By April 2, despite the best efforts of the Nazis, their ordeal was over. It later emerged Corporal Laver and Marine Mills had been caught and shot, while the other six members of the team also perished, either by drowning or execution. Major Hasler was awarded the Distinguished Service Order (DSO) and Corporal Sparks the Distinguished Service Medal (DSM). CORPORAL Laver and Marine Mills were also recommended for the DSM but at the time the decoration could not be awarded posthumously so instead they were Mentioned in Despatches. PM Winston Churchill claimed the mission had shortened the war by six months.
After the war, the two survivors, particularly Sparks, became incensed that their dead comrades had received no posthumous gallantry awards for their outstanding
bravery.
Today there is a walking path which traces the 100-mile route taken on foot through occupied France by Hasler and Sparks. Known as the Frankton Trail and opened in June 2002, it seeks to keep alive the story of the mission, and those who didn’t make it.

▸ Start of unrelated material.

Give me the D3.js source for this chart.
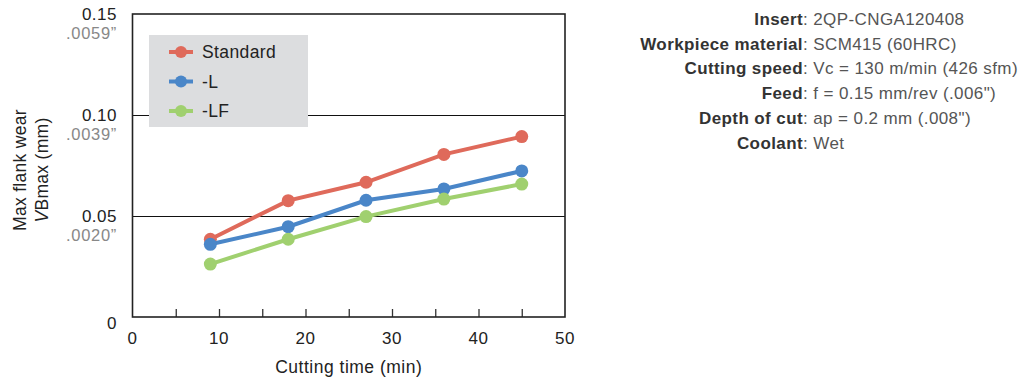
<!DOCTYPE html>
<html>
<head>
<meta charset="utf-8">
<script src="https://cdn.jsdelivr.net/npm/d3@7"></script>
<style>
  body { margin: 0; background: #fff; }
  svg { font-family: "Liberation Sans", Arial, Helvetica, sans-serif; }
</style>
</head>
<body>
<div id="chart"></div>
<script>
// data
var times = [9, 18, 27, 36, 45]
var standard = [0.0385, 0.0576, 0.0667, 0.0805, 0.0893]
var seriesL = [0.036, 0.0447, 0.0578, 0.0634, 0.0723]
var seriesLF = [0.0262, 0.0385, 0.0497, 0.0584, 0.0658]
var seriesNames = ['Standard', '-L', '-LF']
var yTicks = [0, 0.05, 0.10, 0.15]
var yTickLabels = ['0', '0.05', '0.10', '0.15']
var yInchLabels = ['', '.0020\u201d', '.0039\u201d', '.0059\u201d']
var xTicks = [0, 10, 20, 30, 40, 50]
var conditionLabels = ['Insert', 'Workpiece material', 'Cutting speed', 'Feed', 'Depth of cut', 'Coolant']
var conditionValues = ['2QP-CNGA120408', 'SCM415 (60HRC)', 'Vc = 130 m/min (426 sfm)', 'f = 0.15 mm/rev (.006")', 'ap = 0.2 mm (.008")', 'Wet']

var colors = ['#df6a5b', '#4a86c8', '#a0d06f']
var allSeries = [standard, seriesL, seriesLF]

var svg = d3.select('#chart').append('svg').attr('width', 1025).attr('height', 380)

var x = d3.scaleLinear().domain([0, 50]).range([132.5, 565])
var y = d3.scaleLinear().domain([0, 0.15]).range([317, 14])

// gridlines
svg.append('g').selectAll('line')
   .data([0.05, 0.10]).enter()
   .append('line')
   .attr('x1', x(0)).attr('x2', x(50))
   .attr('y1', function(d) { return Math.round(y(d)) + 0.5 }).attr('y2', function(d) { return Math.round(y(d)) + 0.5 })
   .attr('stroke', '#111').attr('stroke-width', 1)

// legend box (drawn over the gridline like the original)
var legend = svg.append('g')
legend.append('rect').attr('x', 149).attr('y', 35).attr('width', 159).attr('height', 92).attr('fill', '#dcdddf')
seriesNames.forEach(function(name, i) {
    var ly = 52 + i * 29.5
    legend.append('line').attr('x1', 169).attr('x2', 193).attr('y1', ly).attr('y2', ly)
          .attr('stroke', colors[i]).attr('stroke-width', 4)
    legend.append('circle').attr('cx', 181).attr('cy', ly).attr('r', 6).attr('fill', colors[i])
    legend.append('text').attr('x', 202).attr('y', ly + 6).attr('font-size', 17.5)
          .attr('letter-spacing', 0.4).attr('fill', '#222').text(name)
})

// x axis ticks (inward minor ticks every 5)
var xAxis = d3.axisBottom(x).tickValues(d3.range(5, 50, 5)).tickSize(-8).tickFormat('')
svg.append('g').attr('transform', 'translate(0,' + y(0) + ')').call(xAxis)
   .call(function(g) { g.select('.domain').remove() })
   .selectAll('line').attr('stroke', '#333').attr('stroke-width', 1.3)

svg.append('g').selectAll('text')
   .data(xTicks).enter()
   .append('text')
   .attr('x', function(d) { return x(d) }).attr('y', 344)
   .attr('text-anchor', 'middle').attr('font-size', 17).attr('letter-spacing', 0.5).attr('fill', '#222')
   .text(function(d) { return d })

// y tick labels
yTicks.forEach(function(v, i) {
    svg.append('text').attr('x', 117).attr('y', i === 0 ? y(v) + 12 : y(v) + 6)
       .attr('text-anchor', 'end').attr('font-size', 17).attr('letter-spacing', 0.5).attr('fill', '#222').text(yTickLabels[i])
    if (yInchLabels[i]) {
        svg.append('text').attr('x', 117).attr('y', y(v) + 25)
           .attr('text-anchor', 'end').attr('font-size', 16.5).attr('letter-spacing', 0.7).attr('fill', '#888').text(yInchLabels[i])
    }
})

// frame
svg.append('rect').attr('x', x(0)).attr('y', y(0.15)).attr('width', x(50) - x(0)).attr('height', y(0) - y(0.15))
   .attr('fill', 'none').attr('stroke', '#222').attr('stroke-width', 1.6)

// series
var line = d3.line().x(function(d, i) { return x(times[i]) }).y(function(d) { return y(d) })
allSeries.forEach(function(s, k) {
    svg.append('path').datum(s).attr('d', line).attr('fill', 'none')
       .attr('stroke', colors[k]).attr('stroke-width', 4)
    svg.append('g').selectAll('circle').data(s).enter()
       .append('circle')
       .attr('cx', function(d, i) { return x(times[i]) })
       .attr('cy', function(d) { return y(d) })
       .attr('r', 6.5).attr('fill', colors[k])
})

// axis titles
svg.append('text').attr('x', x(25)).attr('y', 373).attr('text-anchor', 'middle')
   .attr('font-size', 17.5).attr('letter-spacing', 0.5).attr('fill', '#222').text('Cutting time (min)')
var yt = svg.append('g').attr('transform', 'translate(0,170) rotate(-90)')
yt.append('text').attr('x', 0).attr('y', 26).attr('text-anchor', 'middle')
  .attr('font-size', 17.5).attr('letter-spacing', 0.3).attr('fill', '#222').text('Max flank wear')
var yt2 = yt.append('text').attr('x', 0).attr('y', 48).attr('text-anchor', 'middle')
  .attr('font-size', 17.5).attr('letter-spacing', 0.3).attr('fill', '#222')
yt2.append('tspan').attr('font-style', 'italic').text('V')
yt2.append('tspan').text('Bmax (mm)')

// test conditions
var cond = svg.append('g').attr('font-size', 17).attr('letter-spacing', 0.4)
conditionLabels.forEach(function(lab, i) {
    var t = cond.append('text').attr('x', 803).attr('y', 25 + i * 24.7).attr('text-anchor', 'end')
    t.append('tspan').attr('font-weight', 'bold').attr('fill', '#333').text(lab)
    cond.append('text').attr('x', 803).attr('y', 25 + i * 24.7).attr('fill', '#555').text(': ' + conditionValues[i])
})
</script>
</body>
</html>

It was the story of the Cockleshell Heroes more than any other war story, along with my father Eric’s account of his role in the D-Day Landings, that inspired my lifelong interest in courage and desire to build up several gallantry medal collections.
I have a separate Special Forces medal collection and pride of place goes to Corporal Sparks’ DSM which, along with his service medals, I purchased 14 years before his death in December 2002, aged 80. Modest until the day he died, Sparks ended his book, Cockleshell Commando: The Memoirs of Bill Sparks: “I continue to do my best to keep alive the memory of those who paid the supreme sacrifice back in those black days in December 1942. They are the ‘Cockleshell Heroes’. I am merely the proud spokesman for these exceptionally brave men.”

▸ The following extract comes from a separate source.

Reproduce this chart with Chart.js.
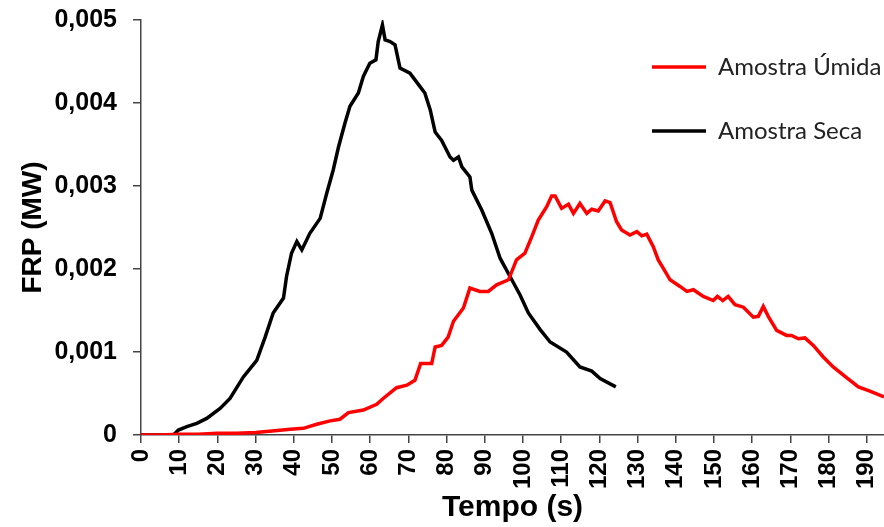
<!DOCTYPE html>
<html><head><meta charset="utf-8">
<script src="https://cdn.jsdelivr.net/npm/chart.js@4"></script>
<style>html,body{margin:0;padding:0;background:#fff}</style>
</head><body>
<canvas id="c" width="884" height="527"></canvas>
<script>
const seriesNames = ['Amostra Úmida', 'Amostra Seca'];
const seriesColors = ['#ff0000', '#000000'];

const timeUmida = [0,5,10,15,20,25,30,35,39,42.5,46,49.5,52.1,54.3,58.2,61.7,63.4,66.9,69.6,71.7,73.2,76.1,77,78.7,80.4,81.8,84.4,86.1,88.7,90.9,93.1,96.2,98.3,100.5,102.3,104,106.2,107.5,108.4,110.1,111.9,113.2,114.9,116.7,118,119.7,121.5,122.8,124.5,125.8,128,129.8,131.1,132.4,134.1,135.4,136.7,138.5,141.1,142.9,144.6,147.2,149.8,150.9,152.3,153.7,155.5,157.7,160.3,161.6,162.9,164.2,166.4,169,170.3,172.1,173.8,176,178.6,181.2,184.7,187.8,190.8,194.5];
const frpUmida = [0,0,0.00001,0.00001,0.00002,0.00002,0.00003,0.00005,0.00007,0.00008,0.00013,0.00017,0.00019,0.00027,0.0003,0.00037,0.00044,0.00057,0.0006,0.00066,0.00086,0.00086,0.00106,0.00108,0.00118,0.00137,0.00153,0.00177,0.00173,0.00173,0.00181,0.00187,0.00211,0.00219,0.00239,0.00259,0.00275,0.00288,0.00288,0.00273,0.00278,0.00267,0.00279,0.00267,0.00272,0.0027,0.00282,0.0028,0.00257,0.00247,0.00241,0.00245,0.0024,0.00242,0.00227,0.00211,0.00201,0.00187,0.00179,0.00173,0.00175,0.00167,0.00162,0.00167,0.00162,0.00167,0.00157,0.00154,0.00142,0.00143,0.00155,0.00143,0.00126,0.0012,0.0012,0.00116,0.00117,0.00108,0.00094,0.00082,0.00069,0.00058,0.00053,0.00046];

const timeSeca = [0,8.5,9.8,12,14.6,17.2,20.7,23.3,26.8,30.3,32.5,34.6,37.3,38.1,39.4,40.8,42.1,44.2,46.9,48.6,50.3,51.7,53.4,54.7,56.9,58.2,59.9,61.5,62.1,63.2,63.9,65.2,66.5,67.8,70.4,73,74.3,75.7,77,78.7,80.9,81.8,83.1,84,86.1,86.6,89.2,91.8,94,96.6,99.2,101.4,104.5,107.1,111.4,114.9,118,120.2,124.3];
const frpSeca = [0,0,0.00006,0.0001,0.00014,0.0002,0.00032,0.00044,0.0007,0.0009,0.00118,0.00147,0.00165,0.00191,0.00219,0.00233,0.00223,0.00243,0.00261,0.00291,0.00319,0.00347,0.00376,0.00396,0.00412,0.00432,0.00448,0.00452,0.00474,0.00494,0.00476,0.00474,0.0047,0.00442,0.00436,0.0042,0.00412,0.00392,0.00365,0.00355,0.00335,0.00331,0.00335,0.00323,0.00311,0.00295,0.00271,0.00243,0.00213,0.00191,0.00169,0.00147,0.00127,0.00112,0.001,0.00082,0.00077,0.00068,0.00058];

const xTitle = 'Tempo (s)';
const yTitle = 'FRP (MW)';
const xMin = 0, xMax = 194.5, xStep = 10;
const yMin = 0, yMax = 0.005, yStep = 0.001;

const toPoints = (xs, ys) => xs.map((x, i) => ({x: x, y: ys[i]}));

const legendPlacer = {
  id: 'legendPlacer',
  afterLayout(chart) {
    const lg = chart.legend;
    if (!lg) return;
    const pad = lg.options.labels.padding;
    const fs = lg.options.labels.font.size;
    lg.left = 652 - pad;
    lg.top = 67 - fs / 2 - pad;
    lg.right = 884;
    lg.bottom = 400;
  }
};

new Chart(document.getElementById('c'), {
  type: 'line',
  data: {
    datasets: [
      {label: seriesNames[0], data: toPoints(timeUmida, frpUmida), borderColor: seriesColors[0], backgroundColor: seriesColors[0], borderWidth: 3.5, pointRadius: 0, tension: 0, pointStyle: 'line'},
      {label: seriesNames[1], data: toPoints(timeSeca, frpSeca), borderColor: seriesColors[1], backgroundColor: seriesColors[1], borderWidth: 3.5, pointRadius: 0, tension: 0, pointStyle: 'line'}
    ]
  },
  options: {
    responsive: false,
    animation: false,
    layout: {padding: {top: 20, right: 0, bottom: 0, left: 0}},
    plugins: {
      legend: {
        position: 'chartArea',
        align: 'start',
        labels: {
          usePointStyle: true,
          pointStyleWidth: 54,
          padding: 40,
          color: '#222',
          font: {family: 'Lato', size: 24}
        }
      },
      tooltip: {enabled: false}
    },
    scales: {
      x: {
        type: 'linear',
        min: xMin, max: xMax,
        afterFit(scale) { scale.height = 92; scale.paddingLeft = 0; scale.paddingRight = 0; },
        border: {color: '#444', width: 1.5},
        grid: {drawOnChartArea: false, drawTicks: true, tickLength: 8, color: '#444', lineWidth: 1.5},
        ticks: {
          stepSize: xStep, includeBounds: false, autoSkip: false,
          maxRotation: 90, minRotation: 90, padding: 6,
          color: '#000', font: {family: 'Liberation Sans', weight: 'bold', size: 24}
        },
        title: {display: true, text: xTitle, color: '#000', padding: {top: 0, bottom: 1},
          font: {family: 'Liberation Sans', weight: 'bold', size: 30, lineHeight: 1.2}}
      },
      y: {
        min: yMin, max: yMax,
        afterFit(scale) { scale.width = 141; scale.paddingTop = 0; scale.paddingBottom = 0; },
        border: {color: '#444', width: 1.5},
        grid: {drawOnChartArea: false, drawTicks: true, tickLength: 8, color: '#444', lineWidth: 1.5},
        ticks: {
          stepSize: yStep, padding: 16, color: '#000',
          font: {family: 'Liberation Sans', weight: 'bold', size: 25},
          callback: (v) => v === 0 ? '0' : Number(v).toFixed(3).replace('.', ',')
        },
        title: {display: true, text: yTitle, color: '#000', padding: {top: 16, bottom: 0},
          font: {family: 'Liberation Sans', weight: 'bold', size: 28, lineHeight: 1.2}}
      }
    }
  },
  plugins: [legendPlacer]
});
</script>
</body></html>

Before leaving France, I visited a memorial to the Cockleshell Heroes which was unveiled in 2011, close to the spot where the men began their mission 80 years ago. I felt deeply moved as I read aloud the words of Earl Mountbatten inscribed on the monument: “Of the many brave and dashing raids carried out by the men of Combined Operations Command, none was more courageous or imaginative than Operation Frankton.”